The promise of more MSP partnerships (and therefore of more customers) is causing Bellis and his team to double the 15-person team by the end of the year: “We are already hiring out in front of us from all the indications we’ve gotten from our customers,” Bellis said. The sales, marketing and engineering hires will be split between the Chicago headquarters and the San Francisco office.

Risk I/O’s Chicago office will continue to house R&D and engineering staff because “it’s a great place in terms of the substantial size of the tech community, but you don’t have the issues you have in the Bay Area in terms of employee retention,” Bellis said.
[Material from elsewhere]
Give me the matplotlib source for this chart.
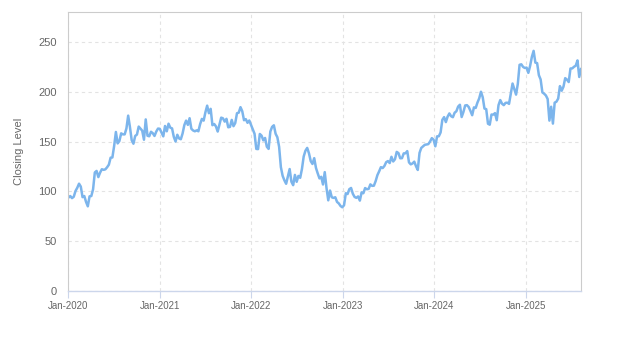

But local dev talent isn’t the only reason Risk I/O calls Chicago home: the company sticks around because of local investors (Hyde Park Ventures), an extensive local network (Bellis was formerly at Orbitz) and a variety of local customers spanning verticals and sizes.

A diverse business ecosystem like Chicago’s right in Risk I/O’s backyard has been a huge advantage in giving the company a taste of the many different kinds of companies that use Risk I/O, Bellis said; all types of companies need the 24/7 vulnerability intelligence that Risk I/O provides, not just companies in government or financial sectors. (Just look at the recent Heartbleed breach for proof.)

“Our customers range in verticals and in size from the Fortune 10 to companies with 50 employees because they are working with the same burden and trying to prioritize their workload,” Bellis said. “There’s always something going on and it’s really come to the point where it’s affecting everybody.”